“Como cristianos, nuestra misión y vocación es ser signo e instrumentos de unidad”, aseguró el Papa en su audiencia de los miércoles unas horas después de aterrizar de su vuelta de Bulgaria y Macedonia del Norte. Es la unidad que dice haber sentido y vivido en su visita a aquellos países. Insiste mucho el Papa en que debemos estar atentos a lo que nos une, más que a lo que nos separa. Ya sabe él que hoy escasea la unidad, pero cada día es más lo que nos une. Luchemos, pues, por conseguirlo.
No obstante, sabemos por experiencia que, por muy buena intención que llevemos, no siempre es posible hacerlo, dada la mala idea de tantas personas e incluso de muchos de nuestros hermanos en la fe, hasta de esos que parecen y van de ejemplares. Más aún, precisamente de ellos. Porque esos que “van de” a menudo son las personas más vacías y amargadas del mundo. Algunos, ciertamente, pretenden siempre imponerse, reafirmarse para atolondrar más aún su egocentrismo. Un egocentrismo que, por desgracia y con poca gracia, como ponen involuntariamente en evidencia ellos mismos, jamás son capaces de aceptar públicamente. Eso sí, de tantas maneras observamos que de él son conscientes, y que hipócritamente pretenden colarlo a hurtadillas aprovechándose de la buena fe de muchos de nosotros, de su propia conciencia y de su relación con Dios.
Para conseguir sobreponernos al Mal, a todo mal, según aseguró el Papa en la misma audiencia, Jesucristo, con su oración y en especial en los momentos de Pasión, “nos ha dejado la más preciosa de las herencias”. “En la hora de la batalla final, ordena a Pedro poner su espada en la vaina, al ladrón arrepentido le asegura el paraíso, a todos los hombres que lo rodeaban, inconscientes de la tragedia que estaban realizando, ofrece una palabra de paz: ‘Padre, perdónalos porque no saben lo que hacen’”. Perdonémoslos, amémoslos.
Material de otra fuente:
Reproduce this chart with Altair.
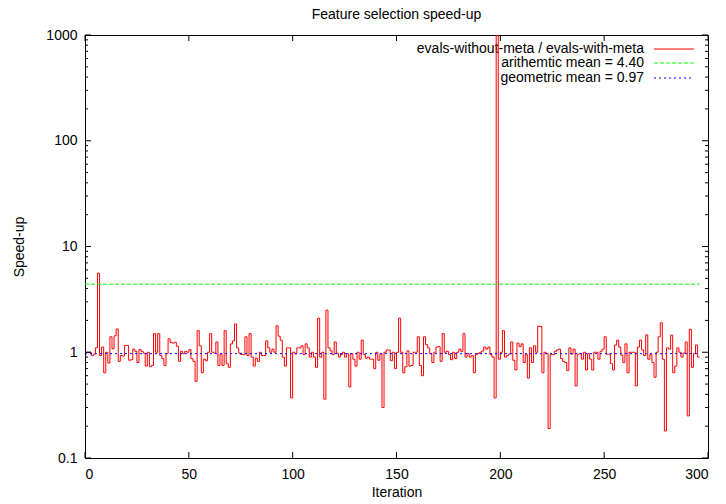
import altair as alt
import pandas as pd

# ---------------- data ----------------
speedup = [
    1.0, 1.0, 1.0, 0.93, 0.96, 1.1, 5.6, 0.93, 1.12, 0.64,
    1.0, 0.79, 1.4, 1.08, 1.43, 1.66, 0.82, 0.93, 0.92, 1.16,
    1.16, 0.84, 0.85, 1.07, 1.02, 0.8, 1.06, 1.02, 0.98, 0.74,
    1.0, 0.73, 0.75, 1.5, 1.0, 1.5, 0.93, 0.87, 0.75, 0.97,
    1.34, 1.24, 1.22, 1.24, 1.14, 0.82, 1.02, 0.97, 1.02, 1.0,
    1.06, 0.87, 0.82, 0.53, 1.6, 1.15, 0.64, 0.86, 0.83, 1.0,
    1.5, 1.0, 0.98, 1.25, 0.75, 0.96, 0.75, 1.6, 0.78, 0.72,
    1.2, 1.28, 1.85, 1.1, 0.98, 0.95, 0.95, 1.4, 0.93, 1.5,
    0.9, 0.74, 0.88, 0.82, 1.0, 0.93, 0.93, 1.28, 1.1, 1.0,
    1.07, 1.0, 1.78, 1.42, 1.3, 0.9, 0.74, 1.1, 1.1, 0.37,
    1.0, 0.97, 1.1, 1.1, 1.15, 0.95, 1.2, 1.1, 0.9, 1.0,
    0.9, 0.72, 2.1, 0.9, 1.0, 0.36, 2.5, 1.1, 1.03, 0.95,
    1.25, 0.98, 0.9, 0.95, 1.0, 0.9, 0.97, 0.47, 0.97, 0.86,
    0.74, 1.0, 0.86, 1.3, 0.95, 0.88, 0.9, 0.86, 0.86, 0.7,
    1.0, 0.84, 0.97, 0.3, 1.0, 1.05, 1.05, 0.83, 1.0, 0.7,
    1.0, 2.1, 1.0, 0.64, 0.73, 1.03, 0.74, 0.75, 1.0, 1.0,
    1.4, 0.75, 0.6, 1.4, 1.18, 1.1, 0.97, 0.8, 1.0, 1.12,
    1.13, 0.82, 1.5, 1.0, 1.02, 0.95, 0.85, 1.0, 0.87, 1.0,
    1.07, 1.02, 1.5, 0.9, 0.97, 0.9, 0.93, 0.64, 0.95, 0.97,
    1.0, 1.03, 1.12, 1.07, 1.12, 0.95, 0.9, 0.37, 1000.0, 0.86,
    1.0, 1.6, 0.9, 0.93, 0.96, 1.25, 0.84, 0.68, 1.22, 1.13,
    1.2, 0.8, 0.95, 0.57, 1.1, 0.8, 1.15, 1.0, 1.77, 1.75,
    0.64, 1.0, 0.97, 0.19, 0.95, 0.95, 1.02, 1.05, 1.07, 0.87,
    0.82, 0.8, 0.67, 1.1, 0.96, 1.07, 0.48, 0.96, 0.97, 0.86,
    1.0, 0.68, 0.97, 0.86, 0.68, 1.0, 1.0, 0.86, 1.02, 1.07,
    1.4, 0.96, 0.96, 0.78, 0.68, 1.17, 1.3, 1.12, 0.94, 0.8,
    1.2, 0.64, 1.0, 1.0, 1.0, 0.48, 1.12, 1.3, 1.05, 0.93,
    1.46, 0.86, 0.95, 0.8, 0.58, 1.0, 1.4, 1.9, 0.86, 0.18,
    1.1, 1.07, 1.45, 0.64, 0.74, 1.1, 1.0, 0.9, 0.98, 1.25,
    0.25, 1.65, 0.72, 0.97, 1.17, 0.9, 0.9,
]
iterations = list(range(len(speedup)))

arith_mean = [4.40]
geo_mean = [0.97]
mean_span = [0, 296]

x_ticks = [0, 50, 100, 150, 200, 250, 300]
y_major = [0.1, 1, 10, 100, 1000]
y_minor = [m * d for d in [0.1, 1, 10, 100] for m in [2, 3, 4, 5, 6, 7, 8, 9]]

legend_labels = [
    "evals-without-meta / evals-with-meta",
    "arithemtic mean = 4.40",
    "geometric mean = 0.97",
]

title_text = ["Feature selection speed-up"]
x_title = "Iteration"
y_title = "Speed-up"

# ---------------- layout ----------------
W, H = 623, 423
FONT = "Liberation Sans"
MAJ, MIN = 6, 3

xs = alt.Scale(domain=[0, 300], nice=False, zero=False)
ys = alt.Scale(type="log", domain=[0.1, 1000], nice=False)

x_axis = alt.Axis(values=x_ticks, format="d", title=x_title,
                  labelPadding=9, titleY=34, titleBaseline="middle")
y_axis = alt.Axis(values=y_major, labelExpr="format(datum.value, '~g')",
                  title=y_title, labelPadding=8, titleX=-66,
                  titleY=H / 2, titleBaseline="middle", titleAlign="center")

df = pd.DataFrame({"Iteration": iterations, "Speed-up": speedup})
mean_df = pd.DataFrame({"start": [mean_span[0]], "end": [mean_span[1]],
                        "arith": arith_mean, "geo": geo_mean})
xt_df = pd.DataFrame({"v": x_ticks})
ymaj_df = pd.DataFrame({"v": y_major})
ymin_df = pd.DataFrame({"v": y_minor})

main = alt.Chart(df).mark_line(
    interpolate="step-after", color="#ff0000", strokeWidth=1, clip=True
).encode(
    x=alt.X("Iteration:Q", scale=xs, axis=x_axis),
    y=alt.Y("Speed-up:Q", scale=ys, axis=y_axis),
)

arith = alt.Chart(mean_df).mark_rule(
    color="#00ff00", strokeWidth=1, strokeDash=[4, 2]
).encode(
    x=alt.X("start:Q", scale=xs, axis=x_axis), x2="end:Q",
    y=alt.Y("arith:Q", scale=ys, axis=y_axis),
)
geo = alt.Chart(mean_df).mark_rule(
    color="#0000ff", strokeWidth=1, strokeDash=[2, 3]
).encode(
    x=alt.X("start:Q", scale=xs, axis=x_axis), x2="end:Q",
    y=alt.Y("geo:Q", scale=ys, axis=y_axis),
)

def yticks(d, length):
    left = alt.Chart(d).mark_rule(color="black", strokeWidth=1).encode(
        y=alt.Y("v:Q", scale=ys, axis=y_axis), x=alt.value(0), x2=alt.value(length))
    right = alt.Chart(d).mark_rule(color="black", strokeWidth=1).encode(
        y=alt.Y("v:Q", scale=ys, axis=y_axis), x=alt.value(W - length), x2=alt.value(W))
    return [left, right]

xt_bottom = alt.Chart(xt_df).mark_rule(color="black", strokeWidth=1).encode(
    x=alt.X("v:Q", scale=xs, axis=x_axis), y=alt.value(H), y2=alt.value(H - MAJ))
xt_top = alt.Chart(xt_df).mark_rule(color="black", strokeWidth=1).encode(
    x=alt.X("v:Q", scale=xs, axis=x_axis), y=alt.value(0), y2=alt.value(MAJ))

legend_layers = []
leg_colors = ["#ff0000", "#00ff00", "#0000ff"]
leg_dash = [[1, 0], [4, 2], [2, 3]]
leg_y = [14, 28, 43]
for lab, col, dash, yy in zip(legend_labels, leg_colors, leg_dash, leg_y):
    ldf = pd.DataFrame({"label": [lab]})
    legend_layers.append(
        alt.Chart(ldf).mark_text(align="right", baseline="middle", font=FONT,
                                 fontSize=14, color="black").encode(
            text="label:N", x=alt.value(559), y=alt.value(yy)))
    legend_layers.append(
        alt.Chart(ldf).mark_rule(color=col, strokeWidth=1, strokeDash=dash).encode(
            x=alt.value(569), x2=alt.value(609), y=alt.value(yy)))

title_layer = alt.Chart(pd.DataFrame({"t": title_text})).mark_text(
    align="center", baseline="alphabetic", font=FONT, fontSize=14, color="black"
).encode(text="t:N", x=alt.value(W / 2), y=alt.value(-16))

# legend first so that the data line is drawn over it, as in the reference
layers = ([title_layer] + legend_layers + [main, arith, geo]
          + yticks(ymaj_df, MAJ) + yticks(ymin_df, MIN) + [xt_bottom, xt_top])

chart = alt.layer(*layers).properties(
    width=W, height=H,
    background="white",
    autosize=alt.AutoSizeParams(type="none"),
    padding={"left": 77, "top": 27, "right": 5, "bottom": 40},
).configure_view(
    stroke="black", strokeWidth=1
).configure_axis(
    domain=False, ticks=False, grid=False,
    labelFont=FONT, labelFontSize=14, labelColor="black",
    titleFont=FONT, titleFontSize=14, titleFontWeight="normal", titleColor="black",
)

chart.save("out.html", embed_options={"renderer": "svg", "actions": False})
No debemos engañarnos, todos sabemos cuánto nos cuesta y lo difícil que es amar a nuestros enemigos, en tantas ocasiones porque no nos dejan amarlos, por orgullo y para no debernos nada.
Pero tengamos presente que, en cada día más numerosas ocasiones, esos que parece que son nuestros enemigos son los que más nos aman en su interior, pero no son capaces de reconocerlo, y por eso, también, de rebote y refilón nos odian. El amor, en ocasiones, está muy cerca del odio; sobre todo en los casos patológicos.
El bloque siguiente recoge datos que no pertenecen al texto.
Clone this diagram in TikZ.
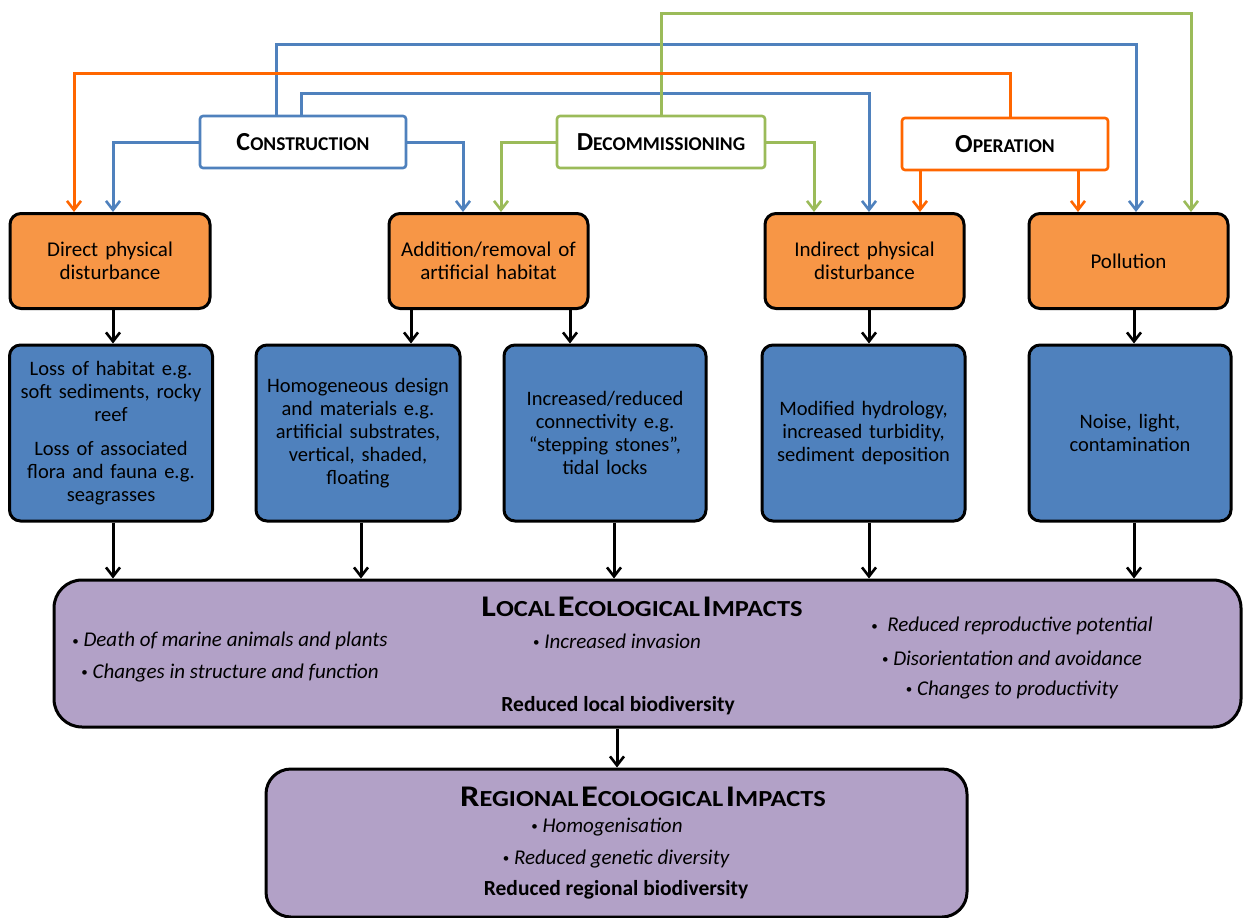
\documentclass[tikz,border=0pt]{standalone}
\usepackage{fontspec}
\setmainfont{Carlito}
\usetikzlibrary{arrows.meta,calc}
\definecolor{lblue}{RGB}{79,129,189}
\definecolor{lgreen}{RGB}{155,187,89}
\definecolor{lorange}{RGB}{255,102,0}
\definecolor{forange}{RGB}{247,150,70}
\definecolor{fpurple}{RGB}{178,161,199}
\newcommand\SCp[2]{{\bfseries\fontsize{26}{30}\selectfont #1\fontsize{19.5}{23}\selectfont #2}}
\newcommand\SCh[2]{{\bfseries\fontsize{30}{34}\selectfont #1\fontsize{23}{27}\selectfont #2}}
\newcommand\bul{{\upshape\fontsize{13}{13}\selectfont\raisebox{1.5pt}{\textbullet}}}
\tikzset{
  phase/.style={draw, line width=2.6pt, fill=white, rounded corners=3pt, minimum height=52pt, inner sep=0pt},
  ibox/.style={draw=black, line width=3pt, fill=forange, rounded corners=11pt, minimum height=95pt, minimum width=199pt, inner sep=0pt, text width=196pt, align=center, font=\fontsize{21}{23}\selectfont},
  ebox/.style={draw=black, line width=3pt, fill=lblue, rounded corners=11pt, minimum height=176pt, minimum width=203pt, inner sep=0pt, text width=200pt, align=center, font=\fontsize{20.5}{23}\selectfont},
  bigbox/.style={draw=black, line width=3pt, fill=fpurple, rounded corners=28pt, inner sep=0pt},
  link/.style={line width=3pt, -{Straight Barb[length=9pt,width=14pt,line width=2.6pt]}},
  blk/.style={link, draw=black},
  itx/.style={font=\fontsize{21}{25}\selectfont\itshape, inner sep=0pt},
  btx/.style={font=\fontsize{21.5}{25}\selectfont\bfseries, inner sep=0pt}
}
\begin{document}
\begin{tikzpicture}[x=1pt,y=-1pt]
\useasboundingbox (0,0) rectangle (1243,918);
% lanes
\coordinate (x74) at (74,0);
\coordinate (x113) at (113,0);
\coordinate (x276) at (276,0);
\coordinate (x301) at (301,0);
\coordinate (x361) at (361,0);
\coordinate (x411) at (411,0);
\coordinate (x463) at (463,0);
\coordinate (x501) at (501,0);
\coordinate (x570) at (570,0);
\coordinate (x614) at (614,0);
\coordinate (x617) at (617,0);
\coordinate (x661) at (661,0);
\coordinate (x814) at (814,0);
\coordinate (x869) at (869,0);
\coordinate (x920) at (920,0);
\coordinate (x1010) at (1010,0);
\coordinate (x1078) at (1078,0);
\coordinate (x1134) at (1134,0);
\coordinate (x1136) at (1136,0);
\coordinate (x1191) at (1191,0);
\coordinate (y13) at (0,13);
\coordinate (y44) at (0,44);
\coordinate (y73) at (0,73);
\coordinate (y93) at (0,93);

% top phase boxes
\node[phase, draw=lblue, minimum width=206pt] (con) at (303,142) {\SCp{C}{ONSTRUCTION}};
\node[phase, draw=lgreen, minimum width=208pt] (dec) at (661,142) {\SCp{D}{ECOMMISSIONING}};
\node[phase, draw=lorange, minimum width=206pt] (op) at (1005,144) {\SCp{O}{PERATION}};

% impact type boxes
\node[ibox, minimum width=200pt] (dpd) at (110,261) {Direct physical\\disturbance};
\node[ibox] (arh) at (488.5,261) {Addition/removal of\\artificial habitat};
\node[ibox] (ipd) at (864.5,261) {Indirect physical\\disturbance};
\node[ibox] (pol) at (1128.5,261) {Pollution};

% effect boxes
\node[ebox] (b1) at (111,433) {Loss of habitat e.g.\\soft sediments, rocky\\reef\\[11pt]Loss of associated\\flora and fauna e.g.\\seagrasses};
\node[ebox, minimum width=204pt] (b2) at (358,433) {Homogeneous design\\and materials e.g.\\artificial substrates,\\vertical, shaded,\\floating};
\node[ebox, minimum width=202pt] (b3) at (605,433) {Increased/reduced\\connectivity e.g.\\\textquotedblleft stepping stones\textquotedblright,\\tidal locks};
\node[ebox] (b4) at (863.5,433) {Modified hydrology,\\increased turbidity,\\sediment deposition};
\node[ebox, minimum width=202pt] (b5) at (1130,433) {Noise, light,\\contamination};

% local / regional
\node[bigbox, minimum width=1187pt, minimum height=147pt] (loc) at (647.5,653.5) {};
\node[bigbox, rounded corners=25pt, minimum width=701pt, minimum height=148pt] (reg) at (616.5,843) {};

\node[inner sep=0pt] (loch) at (642,607) {\scalebox{1.15}[1]{\SCh{L}{OCAL} \SCh{E}{COLOGICAL} \SCh{I}{MPACTS}}};
\node[itx] (l1) at (230,641) {\bul\ Death of marine animals and plants};
\node[itx] (l2) at (230,673) {\bul\ Changes in structure and function};
\node[itx] (l3) at (617,641) {\bul\ Increased invasion};
\node[itx] (l4) at (1012,626) {\bul\ \ Reduced reproductive potential};
\node[itx] (l5) at (1012,658) {\bul\ Disorientation and avoidance};
\node[itx] (l6) at (1012,690) {\bul\ Changes to productivity};
\node[btx] (l7) at (618,706) {Reduced local biodiversity};

\node[inner sep=0pt] (regh) at (643,797) {\scalebox{1.15}[1]{\SCh{R}{EGIONAL} \SCh{E}{COLOGICAL} \SCh{I}{MPACTS}}};
\node[itx] (r1) at (607,827) {\bul\ Homogenisation};
\node[itx] (r2) at (616,859) {\bul\ Reduced genetic diversity};
\node[btx] (r3) at (616,890) {Reduced regional biodiversity};

% construction links (blue)
\draw[link, draw=lblue] (con.west) -| (dpd.north -| x113);
\draw[link, draw=lblue] (con.east) -| (arh.north -| x463);
\draw[link, draw=lblue] (con.north -| x301) -- (x301 |- y93) -- (x869 |- y93) -- (ipd.north -| x869);
\draw[link, draw=lblue] (con.north -| x276) -- (x276 |- y44) -- (x1136 |- y44) -- (pol.north -| x1136);
% decommissioning links (green)
\draw[link, draw=lgreen] (dec.west) -| (arh.north -| x501);
\draw[link, draw=lgreen] (dec.east) -| (ipd.north -| x814);
\draw[link, draw=lgreen] (dec.north -| x661) -- (x661 |- y13) -- (x1191 |- y13) -- (pol.north -| x1191);
% operation links (orange)
\draw[link, draw=lorange] (op.south -| x920) -- (ipd.north -| x920);
\draw[link, draw=lorange] (op.south -| x1078) -- (pol.north -| x1078);
\draw[link, draw=lorange] (op.north -| x1010) -- (x1010 |- y73) -- (x74 |- y73) -- (dpd.north -| x74);

% black links
\draw[blk] (dpd.south -| x113) -- (b1.north -| x113);
\draw[blk] (arh.south -| x411) -- (b2.north -| x411);
\draw[blk] (arh.south -| x570) -- (b3.north -| x570);
\draw[blk] (ipd.south -| x869) -- (b4.north -| x869);
\draw[blk] (pol.south -| x1134) -- (b5.north -| x1134);
\draw[blk] (b1.south -| x113) -- (loc.north -| x113);
\draw[blk] (b2.south -| x361) -- (loc.north -| x361);
\draw[blk] (b3.south -| x614) -- (loc.north -| x614);
\draw[blk] (b4.south -| x869) -- (loc.north -| x869);
\draw[blk] (b5.south -| x1134) -- (loc.north -| x1134);
\draw[blk] (loc.south -| x617) -- (reg.north -| x617);
\end{tikzpicture}
\end{document}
Efectivamente, luchando en contra de sí mismos y de los demás, su fantasmal soberbia los ciega y los lanza a procurarnos mal gratuito, que es el que más duele. Y lo hacen para no aceptar de ninguna de las maneras que nos aman más que se aman a sí mismos. Nuestro comportamiento, nuestro testimonio les llama la atención más de lo que inconscientemente están dispuestos a aceptar, y no quieren aceptarlo. Es aquello de la contradicción de “los buenos”. Lo clarifica San Josemaría: “Cuando quizá ‘los buenos’ llenen de obstáculos tu camino, alza tu corazón de apóstol: oye a Jesús que habla del grano de mostaza y de la levadura (...)” (Camino, n. 695). Eso es morir a uno mismo, desprenderse de la afección de los demás, ser desprendido y vivir solo por y de Dios, y de ahí resurgir, renacer, nacer de nuevo: “De sus entrañas brotarán torrentes de agua viva” (Jn 7,38). Ante esos acontecimientos dolorosos, no desfallezcamos en la fe y permanezcamos, al menos, con una cosa clara: “¡Cuánto duele a Dios y cuánto daña a muchas almas —y cuánto puede santificar a otras— la injusticia de los ‘justos’!” (Camino, n. 450).